Return all of the data exactly, with nothing left out but the pictures.

##############################

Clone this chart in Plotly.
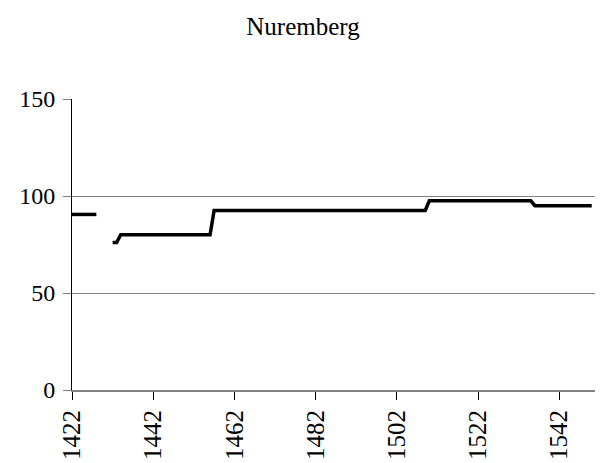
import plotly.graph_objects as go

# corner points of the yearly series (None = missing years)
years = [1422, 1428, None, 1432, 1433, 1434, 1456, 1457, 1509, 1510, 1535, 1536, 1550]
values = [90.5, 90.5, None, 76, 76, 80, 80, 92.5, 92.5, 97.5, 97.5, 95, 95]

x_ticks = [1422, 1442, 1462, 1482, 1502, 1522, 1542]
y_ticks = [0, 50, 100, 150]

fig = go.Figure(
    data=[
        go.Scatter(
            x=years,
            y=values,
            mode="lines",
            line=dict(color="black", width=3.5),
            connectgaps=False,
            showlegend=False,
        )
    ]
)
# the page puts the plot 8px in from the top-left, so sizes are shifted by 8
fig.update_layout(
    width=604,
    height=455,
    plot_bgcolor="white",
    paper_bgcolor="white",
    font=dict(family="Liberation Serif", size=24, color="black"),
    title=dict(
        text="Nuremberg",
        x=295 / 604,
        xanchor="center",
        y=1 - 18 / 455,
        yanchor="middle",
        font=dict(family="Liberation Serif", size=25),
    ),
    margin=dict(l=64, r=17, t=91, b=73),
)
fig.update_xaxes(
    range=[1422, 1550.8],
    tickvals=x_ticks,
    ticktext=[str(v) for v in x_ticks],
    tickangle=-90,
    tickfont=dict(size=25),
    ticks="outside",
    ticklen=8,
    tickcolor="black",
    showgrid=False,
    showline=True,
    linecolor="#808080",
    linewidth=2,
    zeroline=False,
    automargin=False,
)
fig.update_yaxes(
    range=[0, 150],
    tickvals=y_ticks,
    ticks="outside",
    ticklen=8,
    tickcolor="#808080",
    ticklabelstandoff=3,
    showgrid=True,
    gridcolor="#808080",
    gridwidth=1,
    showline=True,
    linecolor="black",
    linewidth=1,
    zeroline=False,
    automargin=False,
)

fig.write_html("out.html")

##############################

§ EXPECTED ANSWER
Clone this chart in Plotly.
import plotly.graph_objects as go

# corner points of the yearly series (None = missing years)
years = [1422, 1428, None, 1432, 1433, 1434, 1456, 1457, 1509, 1510, 1535, 1536, 1550]
values = [90.5, 90.5, None, 76, 76, 80, 80, 92.5, 92.5, 97.5, 97.5, 95, 95]

x_ticks = [1422, 1442, 1462, 1482, 1502, 1522, 1542]
y_ticks = [0, 50, 100, 150]

fig = go.Figure(
    data=[
        go.Scatter(
            x=years,
            y=values,
            mode="lines",
            line=dict(color="black", width=3.5),
            connectgaps=False,
            showlegend=False,
        )
    ]
)
# the page puts the plot 8px in from the top-left, so sizes are shifted by 8
fig.update_layout(
    width=604,
    height=455,
    plot_bgcolor="white",
    paper_bgcolor="white",
    font=dict(family="Liberation Serif", size=24, color="black"),
    title=dict(
        text="Nuremberg",
        x=295 / 604,
        xanchor="center",
        y=1 - 18 / 455,
        yanchor="middle",
        font=dict(family="Liberation Serif", size=25),
    ),
    margin=dict(l=64, r=17, t=91, b=73),
)
fig.update_xaxes(
    range=[1422, 1550.8],
    tickvals=x_ticks,
    ticktext=[str(v) for v in x_ticks],
    tickangle=-90,
    tickfont=dict(size=25),
    ticks="outside",
    ticklen=8,
    tickcolor="black",
    showgrid=False,
    showline=True,
    linecolor="#808080",
    linewidth=2,
    zeroline=False,
    automargin=False,
)
fig.update_yaxes(
    range=[0, 150],
    tickvals=y_ticks,
    ticks="outside",
    ticklen=8,
    tickcolor="#808080",
    ticklabelstandoff=3,
    showgrid=True,
    gridcolor="#808080",
    gridwidth=1,
    showline=True,
    linecolor="black",
    linewidth=1,
    zeroline=False,
    automargin=False,
)

fig.write_html("out.html")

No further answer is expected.